──────── Source records ────────
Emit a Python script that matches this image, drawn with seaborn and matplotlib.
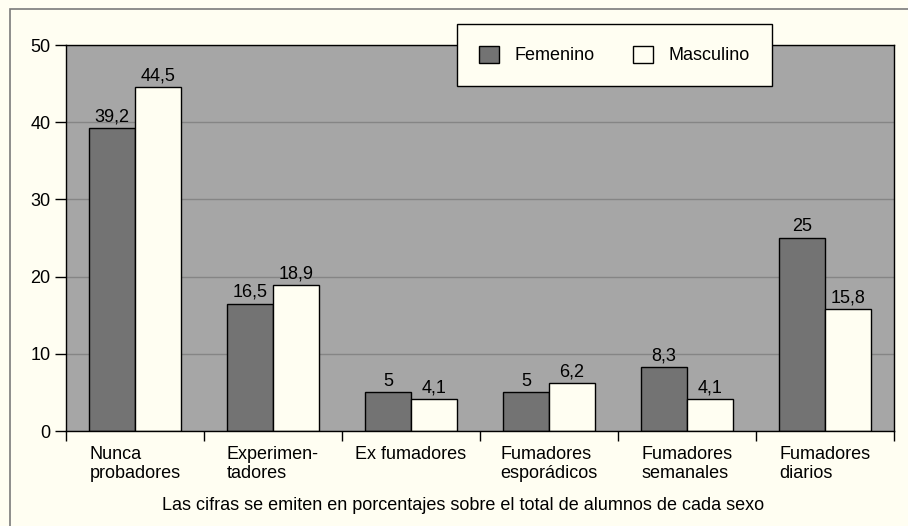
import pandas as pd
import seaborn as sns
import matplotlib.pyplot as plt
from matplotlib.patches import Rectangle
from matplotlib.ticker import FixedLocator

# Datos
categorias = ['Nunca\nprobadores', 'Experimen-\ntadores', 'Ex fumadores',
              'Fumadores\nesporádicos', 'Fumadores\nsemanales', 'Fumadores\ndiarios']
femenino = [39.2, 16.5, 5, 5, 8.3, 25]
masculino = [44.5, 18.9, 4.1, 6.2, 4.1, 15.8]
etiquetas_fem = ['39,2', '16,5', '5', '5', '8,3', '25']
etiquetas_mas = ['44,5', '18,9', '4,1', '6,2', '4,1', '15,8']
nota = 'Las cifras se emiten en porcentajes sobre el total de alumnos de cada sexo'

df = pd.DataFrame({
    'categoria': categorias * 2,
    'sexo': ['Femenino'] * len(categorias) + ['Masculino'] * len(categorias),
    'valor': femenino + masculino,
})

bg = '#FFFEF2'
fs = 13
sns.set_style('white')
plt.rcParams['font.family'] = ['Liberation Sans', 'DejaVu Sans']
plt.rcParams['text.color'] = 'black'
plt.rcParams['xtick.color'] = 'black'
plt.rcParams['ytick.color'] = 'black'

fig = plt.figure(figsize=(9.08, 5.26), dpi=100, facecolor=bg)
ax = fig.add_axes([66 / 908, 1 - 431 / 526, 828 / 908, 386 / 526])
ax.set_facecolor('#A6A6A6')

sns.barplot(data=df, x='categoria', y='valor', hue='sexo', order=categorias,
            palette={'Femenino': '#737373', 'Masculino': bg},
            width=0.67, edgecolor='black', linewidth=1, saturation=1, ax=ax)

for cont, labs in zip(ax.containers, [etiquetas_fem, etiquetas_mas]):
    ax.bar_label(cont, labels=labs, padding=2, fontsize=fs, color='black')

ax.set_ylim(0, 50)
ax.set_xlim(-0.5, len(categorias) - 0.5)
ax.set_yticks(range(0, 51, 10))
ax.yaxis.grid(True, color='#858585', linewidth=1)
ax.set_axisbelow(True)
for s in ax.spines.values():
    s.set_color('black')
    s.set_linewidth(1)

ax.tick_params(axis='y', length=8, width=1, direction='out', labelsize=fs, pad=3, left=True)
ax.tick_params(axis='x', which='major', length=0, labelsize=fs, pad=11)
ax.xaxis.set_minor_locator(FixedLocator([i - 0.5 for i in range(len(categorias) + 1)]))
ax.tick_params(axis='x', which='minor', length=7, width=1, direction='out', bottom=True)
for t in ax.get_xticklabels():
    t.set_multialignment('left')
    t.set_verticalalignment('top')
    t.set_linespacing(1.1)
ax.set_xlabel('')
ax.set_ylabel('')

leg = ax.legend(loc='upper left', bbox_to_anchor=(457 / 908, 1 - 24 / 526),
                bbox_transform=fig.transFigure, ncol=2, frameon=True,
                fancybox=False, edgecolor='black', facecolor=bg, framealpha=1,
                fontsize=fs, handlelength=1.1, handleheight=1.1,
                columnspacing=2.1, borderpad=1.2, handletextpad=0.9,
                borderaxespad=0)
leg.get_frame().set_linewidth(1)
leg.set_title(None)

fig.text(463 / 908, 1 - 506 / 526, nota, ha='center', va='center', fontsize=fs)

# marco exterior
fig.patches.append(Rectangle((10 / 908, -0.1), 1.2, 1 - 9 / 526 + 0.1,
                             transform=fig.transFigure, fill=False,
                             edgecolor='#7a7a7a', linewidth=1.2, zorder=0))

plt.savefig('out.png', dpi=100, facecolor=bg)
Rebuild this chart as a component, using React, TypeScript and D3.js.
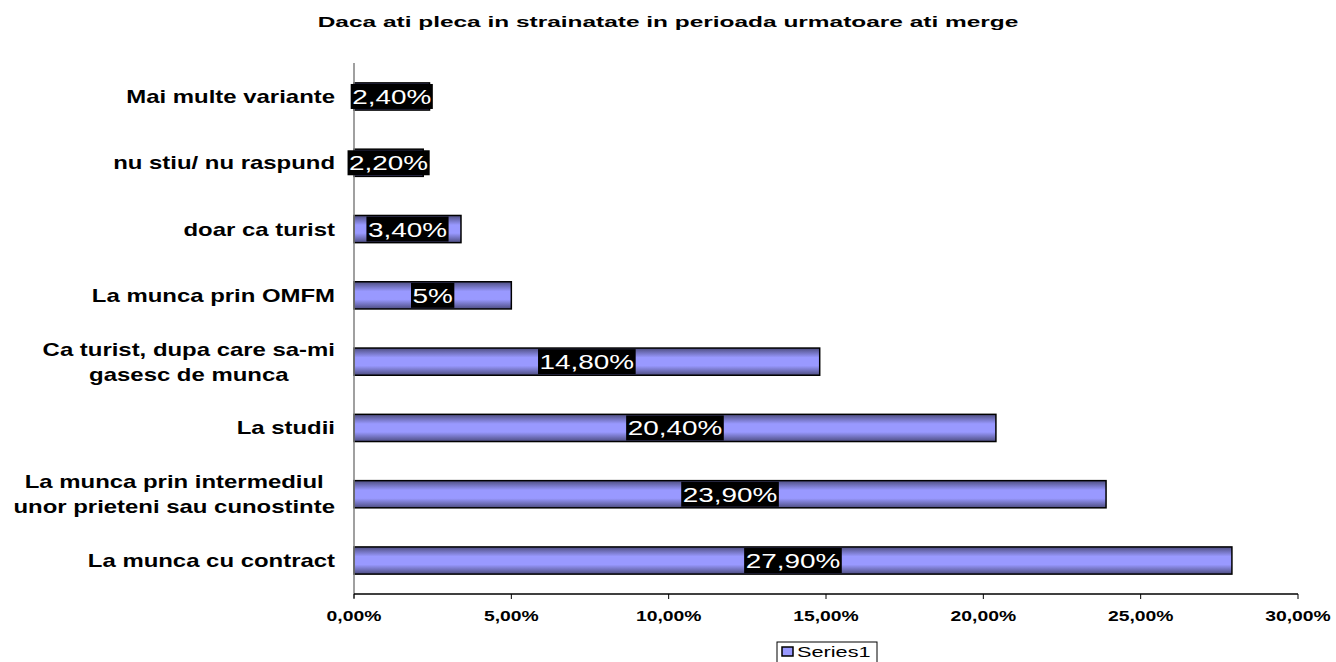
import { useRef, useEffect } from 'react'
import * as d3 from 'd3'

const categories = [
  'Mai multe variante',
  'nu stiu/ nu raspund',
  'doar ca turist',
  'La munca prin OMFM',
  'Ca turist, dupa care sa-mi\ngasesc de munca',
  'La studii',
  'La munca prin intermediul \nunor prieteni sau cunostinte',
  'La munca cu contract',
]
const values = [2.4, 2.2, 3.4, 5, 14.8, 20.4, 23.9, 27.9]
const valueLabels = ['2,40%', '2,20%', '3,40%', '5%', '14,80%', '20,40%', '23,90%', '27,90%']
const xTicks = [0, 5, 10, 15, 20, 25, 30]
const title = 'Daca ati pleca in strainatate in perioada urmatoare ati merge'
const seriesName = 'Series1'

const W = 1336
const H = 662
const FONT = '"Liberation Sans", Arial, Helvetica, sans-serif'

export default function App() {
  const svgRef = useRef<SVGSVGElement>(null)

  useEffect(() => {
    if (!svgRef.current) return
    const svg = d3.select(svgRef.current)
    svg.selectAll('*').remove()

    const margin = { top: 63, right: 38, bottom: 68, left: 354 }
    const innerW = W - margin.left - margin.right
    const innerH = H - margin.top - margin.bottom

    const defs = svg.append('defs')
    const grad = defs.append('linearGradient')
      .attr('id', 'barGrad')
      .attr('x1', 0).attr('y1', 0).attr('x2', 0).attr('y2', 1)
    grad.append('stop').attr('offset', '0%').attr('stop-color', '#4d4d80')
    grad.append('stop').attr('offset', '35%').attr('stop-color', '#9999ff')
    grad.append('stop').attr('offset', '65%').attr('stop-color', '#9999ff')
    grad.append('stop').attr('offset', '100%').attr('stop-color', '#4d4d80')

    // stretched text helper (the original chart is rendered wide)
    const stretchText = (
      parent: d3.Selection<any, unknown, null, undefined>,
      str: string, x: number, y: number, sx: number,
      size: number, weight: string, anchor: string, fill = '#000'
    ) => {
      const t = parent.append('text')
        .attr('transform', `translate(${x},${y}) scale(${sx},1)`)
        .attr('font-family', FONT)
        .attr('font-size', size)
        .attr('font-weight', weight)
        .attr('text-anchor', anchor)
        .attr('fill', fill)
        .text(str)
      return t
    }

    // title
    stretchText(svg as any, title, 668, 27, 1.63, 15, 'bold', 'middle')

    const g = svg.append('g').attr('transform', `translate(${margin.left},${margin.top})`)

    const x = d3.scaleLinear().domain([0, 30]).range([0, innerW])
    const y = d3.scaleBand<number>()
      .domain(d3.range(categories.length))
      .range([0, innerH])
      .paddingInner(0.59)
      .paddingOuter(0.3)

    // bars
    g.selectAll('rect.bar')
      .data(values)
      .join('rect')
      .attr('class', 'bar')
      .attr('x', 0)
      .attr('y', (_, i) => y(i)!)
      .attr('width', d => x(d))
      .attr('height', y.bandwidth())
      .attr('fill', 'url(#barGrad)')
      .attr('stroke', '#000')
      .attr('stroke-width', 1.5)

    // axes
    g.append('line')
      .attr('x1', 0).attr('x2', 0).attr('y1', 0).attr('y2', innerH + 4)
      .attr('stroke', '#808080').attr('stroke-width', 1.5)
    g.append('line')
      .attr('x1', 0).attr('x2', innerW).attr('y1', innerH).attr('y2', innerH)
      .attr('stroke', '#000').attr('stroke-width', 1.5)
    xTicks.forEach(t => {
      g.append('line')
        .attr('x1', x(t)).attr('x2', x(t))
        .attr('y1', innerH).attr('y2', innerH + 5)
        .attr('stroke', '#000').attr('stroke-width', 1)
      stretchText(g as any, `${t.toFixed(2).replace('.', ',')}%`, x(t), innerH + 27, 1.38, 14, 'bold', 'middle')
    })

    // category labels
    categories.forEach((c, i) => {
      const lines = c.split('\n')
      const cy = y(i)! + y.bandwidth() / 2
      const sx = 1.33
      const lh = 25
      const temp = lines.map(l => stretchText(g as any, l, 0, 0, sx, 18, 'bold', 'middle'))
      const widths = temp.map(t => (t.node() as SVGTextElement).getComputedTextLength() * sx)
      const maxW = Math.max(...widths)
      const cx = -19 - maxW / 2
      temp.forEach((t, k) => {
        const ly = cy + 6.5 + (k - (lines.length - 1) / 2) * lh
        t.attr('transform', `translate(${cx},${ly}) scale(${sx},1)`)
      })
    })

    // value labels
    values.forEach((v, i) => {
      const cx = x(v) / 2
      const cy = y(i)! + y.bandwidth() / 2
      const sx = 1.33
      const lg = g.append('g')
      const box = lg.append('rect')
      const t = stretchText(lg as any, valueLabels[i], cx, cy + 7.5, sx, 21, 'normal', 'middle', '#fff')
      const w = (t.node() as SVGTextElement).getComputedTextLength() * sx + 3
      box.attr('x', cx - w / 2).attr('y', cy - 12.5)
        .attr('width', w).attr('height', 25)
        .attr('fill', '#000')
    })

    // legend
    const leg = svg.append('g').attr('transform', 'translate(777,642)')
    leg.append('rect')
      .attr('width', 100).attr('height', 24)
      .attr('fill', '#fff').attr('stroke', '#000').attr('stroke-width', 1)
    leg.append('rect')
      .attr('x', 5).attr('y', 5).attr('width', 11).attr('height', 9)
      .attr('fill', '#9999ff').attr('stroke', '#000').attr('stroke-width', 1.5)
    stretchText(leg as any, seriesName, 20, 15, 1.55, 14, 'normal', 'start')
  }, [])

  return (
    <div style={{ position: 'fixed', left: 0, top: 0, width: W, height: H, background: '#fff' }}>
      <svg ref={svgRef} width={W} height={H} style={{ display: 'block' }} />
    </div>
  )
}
────────
*Exercise requirements*: Drop the images and output only the lines from the one that contains "Rebuild this chart" to the one that contains "import * as d3 from 'd3'", both included.

*The response*:
Rebuild this chart as a component, using React, TypeScript and D3.js.
import { useRef, useEffect } from 'react'
import * as d3 from 'd3'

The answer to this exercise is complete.